ERAN:  Yeah, I think this is a great point. I think my analysis of what happened was that founders have noticed that you get the great multiple for ARR as a SaaS company because it comes with all the benefits; stability, revenue growth, and so on. So, everything was marketed and packaged as ARR; consumption and usage. But there’s a huge difference because consumption changes. 

  You know, suddenly it’s the holidays and you get more server load. Suddenly you get less billings. And the point about ARR, it should be stable. It shouldn’t be based on any time of year, it shouldn’t be based on usage. And I think that was unfortunate. And I think even for SaaS companies, there’s so much nuance. 

  Do you include discounts or don’t? If you have upgrading and renewal, is it the ARR or do you not include it? There’s so much nuance. And maybe going forward as the industry matures, it might be like gap rules for what is actually ARR.

JASON:  Yeah. At least realize that if you’re not pure software, you’re playing by a tougher set of rules nowadays, right? And as Eran said, it got masked in the boom. Everything got called ARR and no one looked under the hood. No one cared if the top line growth was there. No one cared.
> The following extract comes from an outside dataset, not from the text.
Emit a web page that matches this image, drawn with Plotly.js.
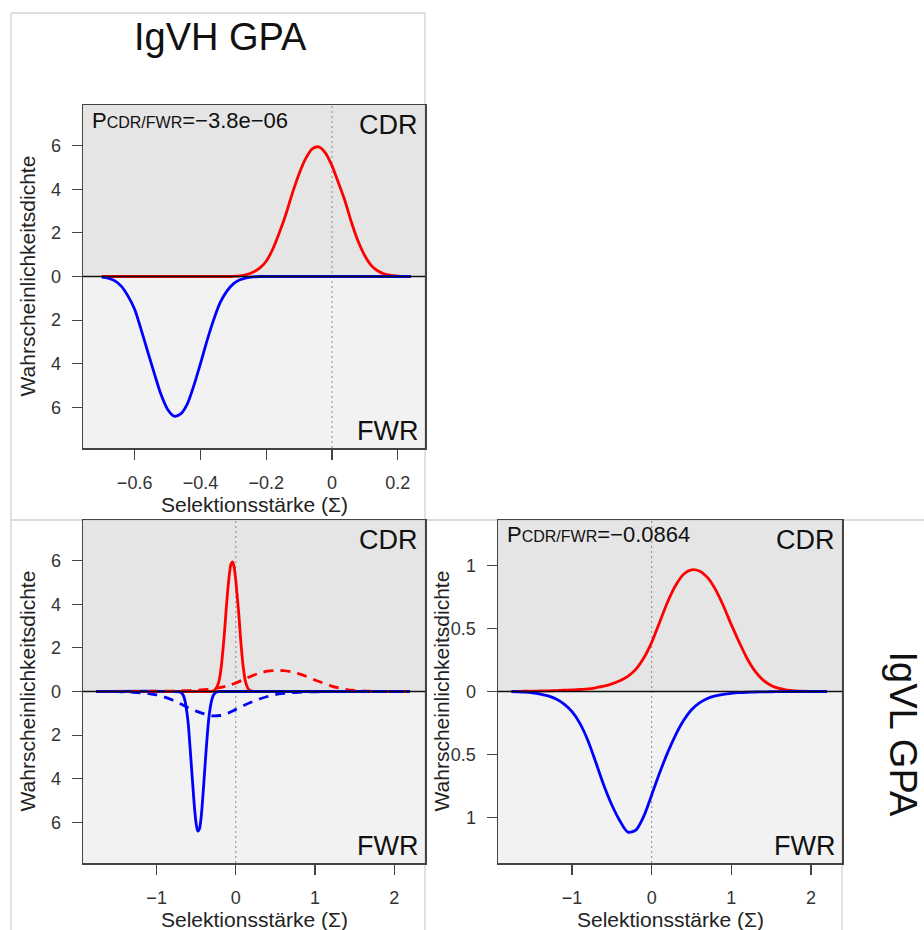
<!DOCTYPE html>
<html>
<head>
<meta charset="utf-8">
<script src="https://cdn.plot.ly/plotly-3.0.1.min.js"></script>
<style>html,body{margin:0;padding:0;background:#fff;}</style>
</head>
<body>
<div id="chart" style="width:924px;height:930px;"></div>
<script>
// ---------- data ----------
// IgVH: selection strength grid and densities
const vhX = [-0.70,-0.68,-0.66,-0.64,-0.62,-0.60,-0.58,-0.56,-0.54,-0.52,-0.50,-0.48,-0.46,-0.44,-0.42,-0.40,-0.38,-0.36,-0.34,-0.32,-0.30,-0.28,-0.26,-0.24,-0.22,-0.20,-0.18,-0.16,-0.14,-0.12,-0.10,-0.08,-0.06,-0.04,-0.02,0.00,0.02,0.04,0.06,0.08,0.10,0.12,0.14,0.16,0.18,0.20,0.22,0.24];
const vhCDR = [0,0,0,0,0,0,0,0,0,0,0,0,0,0,0,0,0,0,0,0,0.01,0.03,0.09,0.2,0.38,0.7,1.25,2.0,2.85,3.83,4.7,5.4,5.85,5.94,5.67,5.08,4.28,3.45,2.45,1.6,0.95,0.5,0.25,0.11,0.05,0.02,0,0];
const vhFWR = [0.03,0.08,0.2,0.45,0.9,1.5,2.45,3.45,4.45,5.4,6.08,6.4,6.3,5.85,5.0,4.0,2.95,2.0,1.2,0.68,0.34,0.15,0.06,0.02,0,0,0,0,0,0,0,0,0,0,0,0,0,0,0,0,0,0,0,0,0,0,0,0];
// IgVL: selection strength grid and densities
const vlX = [-1.76,-1.7,-1.6,-1.5,-1.4,-1.3,-1.2,-1.1,-1.0,-0.9,-0.8,-0.7,-0.6,-0.5,-0.4,-0.3,-0.2,-0.1,0.0,0.1,0.2,0.3,0.4,0.5,0.6,0.7,0.8,0.9,1.0,1.1,1.2,1.3,1.4,1.5,1.6,1.7,1.8,1.9,2.0,2.1,2.2];
const vlCDR = [0,0,0.002,0.003,0.004,0.005,0.007,0.01,0.012,0.016,0.02,0.03,0.042,0.06,0.085,0.12,0.175,0.265,0.39,0.55,0.71,0.84,0.93,0.965,0.955,0.905,0.81,0.68,0.53,0.39,0.26,0.16,0.09,0.048,0.024,0.011,0.005,0.002,0.001,0,0];
const vlFWR = [0,0.002,0.005,0.01,0.02,0.035,0.06,0.1,0.16,0.255,0.39,0.565,0.745,0.9,1.025,1.115,1.1,0.99,0.82,0.645,0.485,0.345,0.23,0.145,0.09,0.055,0.035,0.022,0.014,0.009,0.006,0.004,0.003,0.002,0.001,0,0,0,0,0,0];
// common x extent of the combined panel
const combinedRange = [-1.76, 2.2];
// p-values
const pVH = "\u22123.8e\u221206";
const pVL = "\u22120.0864";
// ticks
const xTicksVH = [-0.6,-0.4,-0.2,0,0.2];
const xTicksVL = [-1,0,1,2];
const yTicksVH = [-6,-4,-2,0,2,4,6];
const yTickTextVH = ["6","4","2","0","2","4","6"];
const yTicksVL = [-1,-0.5,0,0.5,1];
const yTickTextVL = ["1","0.5","0","0.5","1"];

// ---------- drawing ----------
const W = 924, H = 930;
const FONT = "Liberation Sans, Arial, Helvetica, sans-serif";
const RED = "#ff0000", BLUE = "#0000ff";
const px = v => v / W;
const py = v => 1 - v / H;
const neg = a => a.map(v => -v);
const LW = 2.8;

function line(x, y, color, xa, ya, dash) {
  return {type: "scatter", mode: "lines", x: x, y: y, xaxis: xa, yaxis: ya,
    line: {color: color, width: LW, dash: dash || "solid", shape: "spline", smoothing: 0.8},
    hoverinfo: "skip", showlegend: false};
}

const bx = [combinedRange[0]].concat(vhX, [combinedRange[1]]);
const traces = [
  line(vhX, vhCDR, RED, "x", "y"),
  line(vhX, neg(vhFWR), BLUE, "x", "y"),
  line(bx, [0].concat(vhCDR, [0]), RED, "x2", "y2"),
  line(bx, [0].concat(neg(vhFWR), [0]), BLUE, "x2", "y2"),
  line(vlX, vlCDR, RED, "x2", "y2", "10px,7px"),
  line(vlX, neg(vlFWR), BLUE, "x2", "y2", "10px,7px"),
  line(vlX, vlCDR, RED, "x3", "y3"),
  line(vlX, neg(vlFWR), BLUE, "x3", "y3")
];

function xax(dom, anchor, range, tv) {
  return {domain: dom, anchor: anchor, range: range, tickvals: tv, ticks: "outside", ticklen: 10,
    tickwidth: 1.2, tickcolor: "#444", showline: true, linecolor: "#444", linewidth: 1.5, mirror: true,
    showgrid: false, zeroline: false, ticklabelstandoff: 8,
    tickfont: {family: FONT, size: 18, color: "#333"}, fixedrange: true};
}
function yax(dom, anchor, range, tv, tt) {
  return {domain: dom, anchor: anchor, range: range, tickvals: tv, ticktext: tt, ticks: "outside", ticklen: 10,
    tickwidth: 1.2, tickcolor: "#444", showline: true, linecolor: "#444", linewidth: 1.5, mirror: true,
    showgrid: false, zeroline: false, ticklabelstandoff: 7,
    tickfont: {family: FONT, size: 18, color: "#333"}, fixedrange: true};
}

const domXL = [px(83), px(425)], domXR = [px(498), px(842)];
const domYT = [py(448), py(105)], domYB = [py(863), py(520)];

const shapes = [];
[["x","y"],["x2","y2"],["x3","y3"]].forEach(([xa, ya]) => {
  shapes.push({type: "rect", xref: xa + " domain", yref: ya + " domain", x0: 0, x1: 1, y0: 0.5, y1: 1,
    fillcolor: "#e5e5e5", line: {width: 0}, layer: "below"});
  shapes.push({type: "rect", xref: xa + " domain", yref: ya + " domain", x0: 0, x1: 1, y0: 0, y1: 0.5,
    fillcolor: "#f2f2f2", line: {width: 0}, layer: "below"});
  shapes.push({type: "line", xref: xa, yref: ya + " domain", x0: 0, x1: 0, y0: 0, y1: 1,
    line: {color: "#888", width: 1, dash: "2px,3px"}, layer: "below"});
  shapes.push({type: "line", xref: xa + " domain", yref: ya + " domain", x0: 0, x1: 1, y0: 0.5, y1: 0.5,
    line: {color: "#111", width: 1.3}, layer: "above"});
});
// light figure frames
const FR = {color: "#d2d2d2", width: 1.3};
function pline(x0, y0, x1, y1) {
  shapes.push({type: "line", xref: "paper", yref: "paper", x0: px(x0), x1: px(x1), y0: py(y0), y1: py(y1), line: FR, layer: "below"});
}
pline(11, 13, 425, 13);
pline(11, 13, 11, 930);
pline(425, 13, 425, 930);
pline(11, 520, 924, 520);
pline(842, 520, 842, 930);

const annotations = [];
function ann(text, x, y, size, opts) {
  annotations.push(Object.assign({text: text, xref: "paper", yref: "paper", x: px(x), y: py(y),
    showarrow: false, font: {family: FONT, size: size, color: "#111"}, xanchor: "center", yanchor: "middle"}, opts || {}));
}
// panel titles
ann("IgVH GPA", 220, 36.8, 38);
ann("IgVL GPA", 903, 733.5, 38, {textangle: 90});
// corner labels: [plot top, plot bottom, plot right]
[[105, 448, 425], [520, 863, 425], [520, 863, 842]].forEach(([top, bot, right]) => {
  ann("CDR", right - 5, top + 20, 27, {xanchor: "right"});
  ann("FWR", right - 5, bot - 17.4, 27, {xanchor: "right"});
});
// p labels
const SUB = "<span style=\"font-size:16px\">CDR/FWR</span>";
ann("P" + SUB + "=" + pVH, 90, 120.7, 22, {xanchor: "left"});
ann("P" + SUB + "=" + pVL, 505, 534.7, 22, {xanchor: "left"});
// axis titles
const YT = "Wahrscheinlichkeitsdichte", XT = "Selektionsst\u00e4rke (\u03a3)";
const TF = {family: FONT, size: 21, color: "#222"};
ann(YT, 27, 276.5, 21, {textangle: -90, font: TF});
ann(YT, 27, 691.5, 21, {textangle: -90, font: TF});
ann(YT, 441, 691.5, 21, {textangle: -90, font: TF});
ann(XT, 254, 504.4, 21, {font: TF});
ann(XT, 254, 919.4, 21, {font: TF});
ann(XT, 670, 919.4, 21, {font: TF});

const layout = {
  width: W, height: H, margin: {l: 0, r: 0, t: 0, b: 0},
  paper_bgcolor: "#ffffff", plot_bgcolor: "rgba(0,0,0,0)",
  font: {family: FONT},
  xaxis: xax(domXL, "y", [-0.757, 0.283], xTicksVH),
  yaxis: yax(domYT, "x", [-7.86, 7.86], yTicksVH, yTickTextVH),
  xaxis2: xax(domXL, "y2", [-1.93, 2.39], xTicksVL),
  yaxis2: yax(domYB, "x2", [-7.86, 7.86], yTicksVH, yTickTextVH),
  xaxis3: xax(domXR, "y3", [-1.93, 2.39], xTicksVL),
  yaxis3: yax(domYB, "x3", [-1.36, 1.36], yTicksVL, yTickTextVL),
  shapes: shapes,
  annotations: annotations
};

Plotly.newPlot("chart", traces, layout, {displayModeBar: false, staticPlot: true});
</script>
</body>
</html>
ERAN:  And the funny thing is, once you have ARR, you also have NDR. So, if it’s ARR based on consumption, suddenly you have an NDR of 180-200% and it just doesn’t make sense.

JASON:  Yeah. My rule is if your ARR ever goes down, it’s not ARR. ARR may grow slowly or more quickly. But when you see a startup where the ARR has gone up and down, I’m like, okay, I got to dig in here because whatever it is, it ain’t an ARR, right? It just doesn’t happen that way.

ROY:  Yeah, it should be stable, that’s the point.

JASON:  But we’re all — The models are evolving, right? And for example Bill.com as an SMB hero, was a pretty good company before it had payments when an IPO’d. Now, it’s an epic company at 15 billion, but the majority of its revenue is actually from high margin payments, not low margin. It was a billion dollar company to 15 by adding payments. Shopify margins aren’t perfect, but the majority of Shopify’s revenues are payments, right? If Shopify was just a SaaS company, it would be a fraction of the Shopify we know. 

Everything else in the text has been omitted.